Sa candidature était redoutée par plusieurs pans de la société sénégalaise qui la jugeaient dangereuse pour la stabilité du pays et inconstitutionnelle. Il n’en sera rien. Ce lundi soir, le président sénégalais a mis fin à un long suspens qui devrait décrisper le climat politique dans le pays. Lors d’une adresse à la nation, en direct sur la télévision publique RTS, Macky Sall a déclaré qu’il ne sollicitera pas de troisième mandat en 2024.
Cette décision, dans une région marquée par les coups d’Etat à répétition, restaure quelque peu la réputation récemment mise à mal de la démocratie sénégalaise, alors que les opposants de Macky Sall lui prêtaient depuis des mois le dessein de se présenter à un troisième mandat, illégal à leurs yeux. «Mes chers compatriotes, ma décision longuement et mûrement réfléchie est de ne pas être candidat à la prochaine élection du 25 février 2024», a-t-il déclaré lors d’une adresse à la nation diffusée sur la télévision publique RTS.
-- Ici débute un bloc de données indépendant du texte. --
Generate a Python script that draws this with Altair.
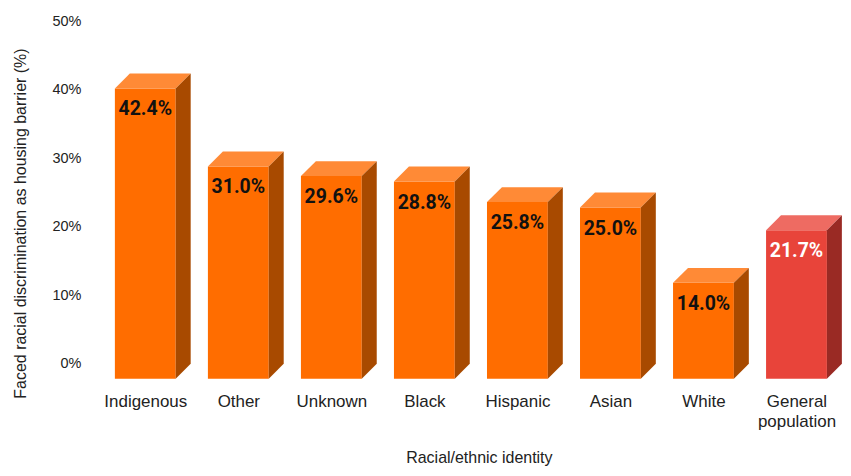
import altair as alt
import pandas as pd

categories = ["Indigenous", "Other", "Unknown", "Black", "Hispanic", "Asian", "White", "General population"]
values = [42.4, 31.0, 29.6, 28.8, 25.8, 25.0, 14.0, 21.7]
highlight = [False, False, False, False, False, False, False, True]
y_ticks = [0, 10, 20, 30, 40, 50]

# styling / geometry
PLOT_W, PLOT_H = 746, 343
X_DOMAIN = [-0.5, 7.5]
Y_DOMAIN = [0, 50]
HALF = 0.327            # half width of the front face, in category units
DEPTH_PX = 15           # 3D depth in pixels
px_per_x = PLOT_W / (X_DOMAIN[1] - X_DOMAIN[0])
px_per_y = PLOT_H / (Y_DOMAIN[1] - Y_DOMAIN[0])
DX = DEPTH_PX / px_per_x
DY = DEPTH_PX / px_per_y

COLORS = {
    False: {"front": "#FF6D00", "top": "#FF8A36", "side": "#A84A00", "text": "#111111"},
    True: {"front": "#E8443A", "top": "#EE6B62", "side": "#9A2A24", "text": "#FFFFFF"},
}

rows = []
for i, (c, v, h) in enumerate(zip(categories, values, highlight)):
    x0, x1 = i - HALF, i + HALF
    col = COLORS[h]
    faces = {
        "front": [(x0, v, 0), (x1, v, 0)],
        "top": [(x0, v, v), (x0 + DX, v + DY, v), (x1, v + DY, v), (x1 + DX, v + DY, v + DY)],
        "side": [(x1, v, 0), (x1 + DX, v + DY, DY)],
    }
    for face, pts in faces.items():
        for (x, y, y2) in pts:
            rows.append({"poly": f"{i}-{face}", "x": x, "y": y, "y2": y2, "fill": col[face]})
faces_df = pd.DataFrame(rows)

labels_df = pd.DataFrame({
    "idx": list(range(len(categories))),
    "value": values,
    "label": [f"{v:.1f}%" for v in values],
    "tcolor": [COLORS[h]["text"] for h in highlight],
})

label_array = "[" + ",".join(
    ("['General','population']" if c == "General population" else f"'{c}'") for c in categories
) + "]"

x_scale = alt.Scale(domain=X_DOMAIN, nice=False, zero=False)
y_scale = alt.Scale(domain=Y_DOMAIN, nice=False)

x_axis = alt.Axis(
    values=list(range(len(categories))),
    labelExpr=f"{label_array}[datum.value]",
    grid=False, ticks=False, domain=False,
    labelFlush=False, labelOverlap=False,
    labelFont="Liberation Sans", labelFontSize=17, labelColor="#222222",
    labelPadding=15, labelLineHeight=20, labelBaseline="top",
    title="Racial/ethnic identity", titleFont="Liberation Sans", titleFontSize=16,
    titleFontWeight="normal", titleColor="#222222",
    titleX=381, titleY=84, titleBaseline="alphabetic", titleAlign="center",
)
y_axis = alt.Axis(
    values=y_ticks,
    labelExpr="datum.value + '%'",
    grid=False, ticks=False, domain=False,
    labelOffset=-DEPTH_PX, labelPadding=18,
    labelFont="Liberation Sans", labelFontSize=14.5, labelColor="#222222",
    title="Faced racial discrimination as housing barrier (%)",
    titleFont="Liberation Sans", titleFontSize=16, titleFontWeight="normal",
    titleColor="#222222", titleX=-78, titleY=187, titleAngle=-90,
    titleBaseline="middle", titleAlign="center",
)

bars = alt.Chart(faces_df).mark_area(orient="vertical", interpolate="linear").encode(
    x=alt.X("x:Q", scale=x_scale, axis=x_axis),
    y=alt.Y("y:Q", scale=y_scale, axis=y_axis),
    y2="y2:Q",
    detail="poly:N",
    color=alt.Color("fill:N", scale=None),
)

texts = alt.Chart(labels_df).mark_text(
    font="Roboto", fontWeight="bold", fontSize=19.5, dy=21, baseline="middle", align="center"
).encode(
    x=alt.X("idx:Q", scale=x_scale),
    y=alt.Y("value:Q", scale=y_scale),
    text="label:N",
    color=alt.Color("tcolor:N", scale=None),
)

chart = alt.layer(bars, texts).properties(
    width=PLOT_W, height=PLOT_H,
    autosize=alt.AutoSizeParams(type="none"),
    padding={"left": 91, "top": 28, "right": 0, "bottom": 89},
).configure_view(stroke=None)

chart.save("out.html", embed_options={"renderer": "svg", "actions": False})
Après avoir été un dirigeant du mouvement contre la candidature pour un troisième mandat de son prédécesseur, Abdoulaye Wade, au pouvoir de 2000 à 2012, et avoir soutenu à de multiples reprises qu’il ne ferait que deux mandats, le président Sall refusait depuis plusieurs mois de lever le doute sur ses intentions et n’avait placé aucun dauphin sur le devant de la scène. «Le Sénégal dépasse ma personne et il est rempli de leaders capables de pousser le pays vers l’émergence», a-t-il dit.
» Préserver ma dignité et ma parole. J’ai un code d’honneur » même si, selon lui, la constitution lui accorde le droit de se présenter pour « un second quinquennat. »
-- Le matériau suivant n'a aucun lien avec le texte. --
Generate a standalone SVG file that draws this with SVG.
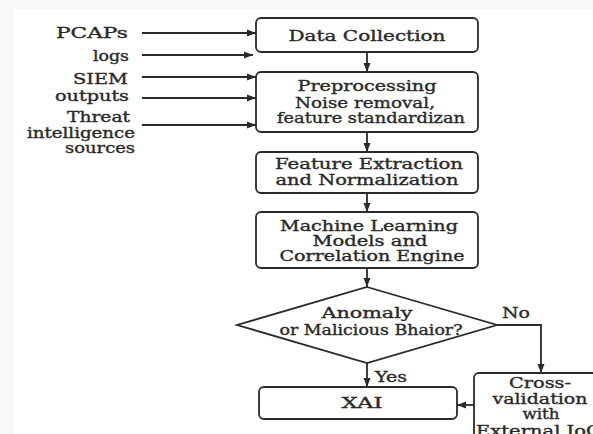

«On a tant spéculé, commenté ma candidature à cette élection […] Mes priorités portaient surtout sur la gestion d’un pays, d’une équipe gouvernementale cohérente, et engagée dans l’action pour l’émergence, surtout dans un contexte socio-économique difficile et incertain», a-t-il ajouté. «J’ai une claire conscience et mémoire de ce que j’ai dit, écrit et répété, ici et ailleurs, c’est-à-dire que le mandat de 2019 était mon second et dernier mandat», a-t-il souligné. «J’ai un code d’honneur et un sens de la responsabilité historique qui me commandent de préserver ma dignité et ma parole».
Il a fermement condamné les violences qui ont suivi la condamnation à deux ans de prison de son principal opposant, Ousmane Sonko, dans une affaire de mœurs. Elle le rend en l’état actuel inéligible. Elle a engendré début juin les troubles les plus graves depuis des années au Sénégal, faisant 16 morts selon les autorités, 24 selon Amnesty international et une trentaine selon l’opposition. «L’objectif funeste des instigateurs, auteurs et complices de cette violence inouïe était clair: semer la terreur, mettre notre pays à l’arrêt et le déstabiliser. C’est un véritable crime organisé contre la nation sénégalaise, contre l’État, contre la République et ses institutions», a affirmé dans son discours le président Sall.
Sans le désigner, Macky SALL compte faire payer à ceux-là, Ousmane SONKO particulièrement d’avoir « semer la terreur, mettre notre pays à l’arrêt et le déstabiliser »
Ousmane Sonko, qui jouit d’une grande popularité auprès de la jeunesse, n’a cessé pour sa part de crier au complot du pouvoir – qui le réfute – pour l’écarter de la présidentielle de février 2024. Il est bloqué par les forces de sécurité chez lui à Dakar, «séquestré» selon lui, depuis le 28 mai. Dans une vidéo dimanche soir sur les réseaux sociaux, l’opposant a appelé les Sénégalais à manifester «massivement» les prochains jours, que Macky Sall se présente ou pas.
Selon l’opposant, si le président ne se présente pas, ce serait pour mieux l’éliminer. En cas d’arrestation et s’il n’est pas libéré dans les deux heures, «j’appelle tout le peuple sénégalais à se lever comme un seul homme et à sortir massivement et cette fois-ci à en finir avec ce régime criminel», a-t-il dit. «Si on doit mener un combat, il faut qu’il soit définitif. J’en appelle à un sursaut national. Les jours et les semaines à venir seront cruciaux» et «difficiles», a ajouté Ousmane SONKO.